2. Unarguably true that also nearly a million whites moved out of the State during the same period, and about 2 million voters with children. This would tend to increase the effect of Hispanic voters since mostly Republicans white voters leave for other states.
3. The "hidden cost" of What's The Matter With Kansas? Arguably, immigration lowers wages and to the extent that ANY Reps vote against more illegal immigration you lose the vast middle Anglo and increasingly, African American voters.
As of 2000, there were according the Census Bureau about 32.8 million Hispanic Origin people in the US; around 12% of total US population.
By catering to "La Raza" you automatically signal that this group will receive (become a winner) preferences while others will get them taken away (become losers).
I just don't get, or understand, how pushing 88% of the non-Hispanic Origin to the end of the line in wages, government access, social networks (immigrant groups from various areas, often related in clan groupings, crowd out natives in Unions and other important social areas) and the like is a good for the Dem Party.

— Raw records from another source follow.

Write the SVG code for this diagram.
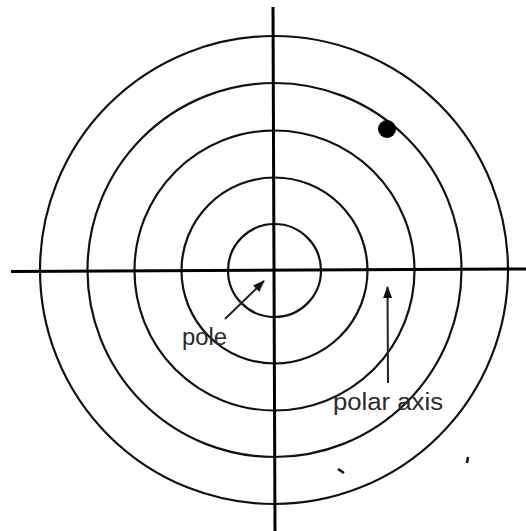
<svg xmlns="http://www.w3.org/2000/svg" width="526" height="531" viewBox="0 0 526 531">
<defs>
<style>
.ring{fill:none;stroke:#111;stroke-width:2.2}
.axis{stroke:#000;stroke-width:3;fill:none}
.arr{stroke:#222;stroke-width:2;fill:none}
.lbl{font-family:"Liberation Sans",Arial,sans-serif;font-size:23px;fill:#2a2a2a}
</style>
<marker id="ah" markerWidth="12" markerHeight="9" refX="11" refY="4.5" orient="auto" markerUnits="userSpaceOnUse">
<path d="M0,0 L12,4.5 L0,9 Z" fill="#111"/>
</marker>
</defs>
<rect width="526" height="531" fill="#fff"/>
<g id="rings">
<circle class="ring" cx="274.5" cy="270.5" r="46.5"/>
<circle class="ring" cx="274.5" cy="270.5" r="93"/>
<circle class="ring" cx="274.5" cy="270.5" r="140"/>
<circle class="ring" cx="274.5" cy="270" r="187"/>
<circle class="ring" cx="274" cy="270" r="234"/>
</g>
<g id="axes">
<line class="axis" x1="11" y1="271.5" x2="526" y2="269"/>
<line class="axis" x1="273" y1="7" x2="275" y2="531"/>
</g>
<g id="point">
<circle cx="387" cy="129" r="9" fill="#000"/>
</g>
<g id="connectors">
<line class="arr" x1="225" y1="319" x2="264" y2="281" marker-end="url(#ah)"/>
<line class="arr" x1="388" y1="383" x2="387.5" y2="287" marker-end="url(#ah)"/>
</g>
<g id="pole">
<text class="lbl" x="182" y="345" textLength="45" lengthAdjust="spacingAndGlyphs">pole</text>
</g>
<g id="polar-axis">
<text class="lbl" x="333" y="410" textLength="110" lengthAdjust="spacingAndGlyphs">polar axis</text>
</g>
<g id="specks">
<path d="M338,469 L344,473" stroke="#111" stroke-width="2.5"/>
<path d="M468,457 L467,463" stroke="#111" stroke-width="2.5"/>
</g>
</svg>
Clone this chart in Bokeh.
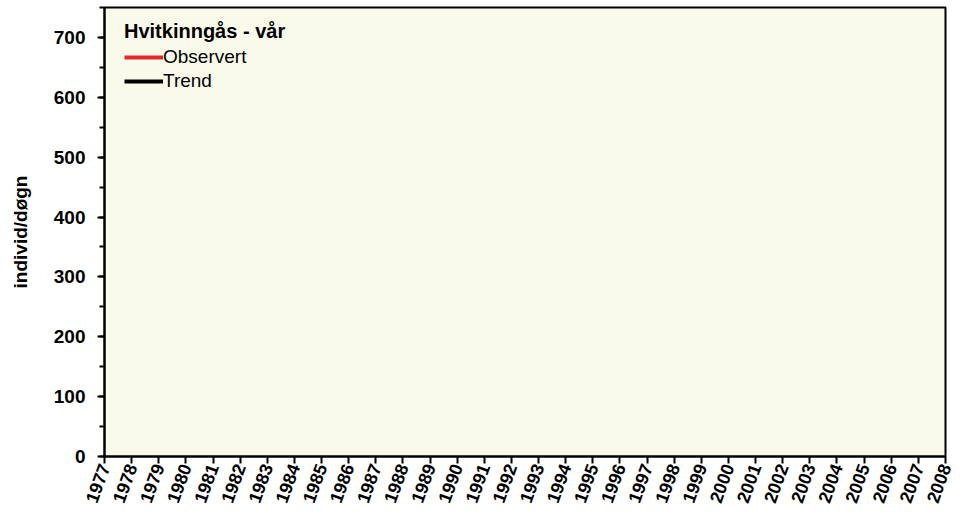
import math
from bokeh.plotting import figure
from bokeh.models import Range1d, FixedTicker, SingleIntervalTicker, ColumnDataSource, Legend, LegendItem
from bokeh.embed import file_html
from bokeh.resources import INLINE

nan = float("nan")
years = list(range(1977, 2009))
# No observed or trend values are visible in the reference chart (missing data)
obs_years = [1977]
obs_values = [nan]
trend_years = [1977]
trend_values = [nan]

FONT = "Liberation Sans"

p = figure(width=959, height=509, output_backend="svg", toolbar_location=None,
           x_range=Range1d(1977, 2008), y_range=Range1d(0, 750),
           min_border_left=104, min_border_right=14, min_border_top=7, min_border_bottom=52)
p.background_fill_color = "#FAFAEB"
p.border_fill_color = "white"
p.outline_line_color = "black"
p.outline_line_width = 2
p.xgrid.visible = False
p.ygrid.visible = False

src_obs = ColumnDataSource(dict(x=obs_years, y=obs_values))
src_tr = ColumnDataSource(dict(x=trend_years, y=trend_values))
r1 = p.line("x", "y", source=src_obs, line_color="#E0282A", line_width=4)
r2 = p.line("x", "y", source=src_tr, line_color="black", line_width=4)

legend = Legend(items=[LegendItem(label="Observert", renderers=[r1]),
                       LegendItem(label="Trend", renderers=[r2])],
                location=(20, 364), title="Hvitkinngås - vår")
legend.title_text_font = FONT
legend.title_text_font_style = "bold"
legend.title_text_font_size = "20px"
legend.title_text_color = "black"
legend.label_text_font = FONT
legend.label_text_font_size = "19px"
legend.label_text_color = "black"
legend.border_line_color = None
legend.background_fill_alpha = 0
legend.glyph_width = 39
legend.glyph_height = 20
legend.label_standoff = 0
legend.spacing = 2
legend.padding = 0
legend.margin = 0
legend.label_height = 20
legend.title_standoff = 3
p.add_layout(legend)

xa = p.xaxis[0]
xa.ticker = FixedTicker(ticks=years)
xa.major_label_overrides = {y: str(y) for y in years}
xa.major_label_orientation = math.radians(70)
xa.major_label_text_font = FONT
xa.major_label_text_font_style = "bold"
xa.major_label_text_font_size = "18px"
xa.major_label_text_color = "black"
xa.major_tick_out = 7
xa.major_tick_in = 0
xa.minor_tick_line_color = None
xa.axis_line_width = 2
xa.major_tick_line_width = 2
xa.major_label_standoff = 1

ya = p.yaxis[0]
ya.ticker = SingleIntervalTicker(interval=100, num_minor_ticks=2)
ya.major_label_text_font = FONT
ya.major_label_text_font_style = "bold"
ya.major_label_text_font_size = "19px"
ya.major_label_text_color = "black"
ya.major_tick_out = 7
ya.major_tick_in = 0
ya.minor_tick_out = 5
ya.minor_tick_in = 0
ya.axis_line_width = 2
ya.major_tick_line_width = 2
ya.minor_tick_line_width = 2
ya.major_label_standoff = 12
ya.axis_label = "individ/døgn"
ya.axis_label_text_font = FONT
ya.axis_label_text_font_style = "bold"
ya.axis_label_text_font_size = "19px"
ya.axis_label_text_color = "black"
ya.axis_label_standoff = 20

open("out.html", "w").write(file_html(p, INLINE))
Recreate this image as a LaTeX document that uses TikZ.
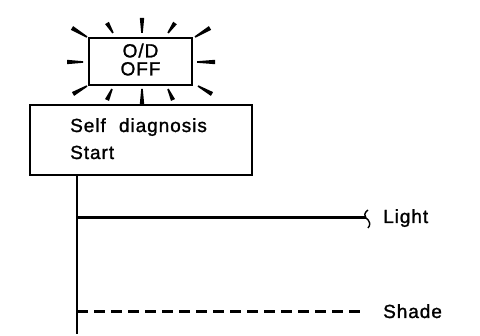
\documentclass[tikz,border=0pt]{standalone}
\usepackage{fontspec}
\setmainfont[LetterSpace=5,FakeBold=1.3]{Liberation Sans}
\usepackage{tikz}
\usetikzlibrary{calc}
\newcommand{\glint}[2]{\fill ($(#1)!0.8pt!90:(#2)$) -- ($(#2)!2.2pt!-90:(#1)$) -- ($(#2)!2.2pt!90:(#1)$) -- ($(#1)!0.8pt!-90:(#2)$) -- cycle;}

\begin{document}
\begin{tikzpicture}[x=1pt,y=-1pt,
  lbl/.style={inner sep=0pt,font=\fontsize{19}{18}\selectfont},
  wire/.style={line width=2pt}]
  \useasboundingbox (0,0) rectangle (480,336);
  % warning lamp
  \node[draw,line width=2.2pt,minimum width=103,minimum height=47,inner sep=0pt,align=center,lbl,text depth=4pt] (lamp) at (140.5,61.5) {O/D\\OFF};
  \glint{87,37}{72,28}
  \glint{113,33}{107,23}
  \glint{142,33}{142,18}
  \glint{168,33}{175,23}
  \glint{195,37}{210,28}
  \glint{83,62}{67,62}
  \glint{197,62}{215,62}
  \glint{87,86}{73,94}
  \glint{112,89}{107,100}
  \glint{142,89}{142,104}
  \glint{168,89}{173,100}
  \glint{198,86}{212,94}
  % self diagnosis box
  \node[draw,line width=1.8pt,minimum width=222,minimum height=70.5,inner sep=0pt,anchor=north west] (diag) at (29,104) {};
  \node[lbl,anchor=base west] (selftxt) at (70,132) {Self\hspace{7pt} diagnosis};
  \node[lbl,anchor=base west] (starttxt) at (70,159) {Start};
  % trunk and branches
  \coordinate (trunkend) at (77,334);
  \coordinate (lightbr) at (77,218);
  \coordinate (lightend) at (366,218);
  \coordinate (shadebr) at (77,312);
  \coordinate (shadeend) at (363,312);
  \draw[wire] (diag.south -| trunkend) -- (trunkend);
  \draw[wire,line width=3pt] (lightbr) -- (lightend);
  \draw[line width=1.4pt] (368,210) .. controls (364,213) and (364,216) .. (lightend) .. controls (370,221) and (371,225) .. (368,228);
  \draw[wire,line width=3pt,dash pattern=on 11pt off 6pt] (shadebr) -- (shadeend);
  \node[lbl,anchor=base west] (lighttxt) at (383,223) {Light};
  \node[lbl,anchor=base west] (shadetxt) at (383,318) {Shade};
\end{tikzpicture}
\end{document}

AT BEST you gain California while losing the entire middle of the country is what I'm seeing.
Jim,
I'm a Republican. My father was a Democrat. He told me how he was screwing the California GOP with malicious glee. Of course he did not appreciate my telling him how he was part of the problem with education as the chief political operative of the California Department of Education. All his wonderful ideas involved further centralization and so harmed public education. We got along.
Tell us again how state political parties have a duty beyond "Just win, baby" - the slogan of Oakland Raiders owner Al Davis.
The California GOP is dead. The Democrats provided moral support for its suicide. They didn't cause it.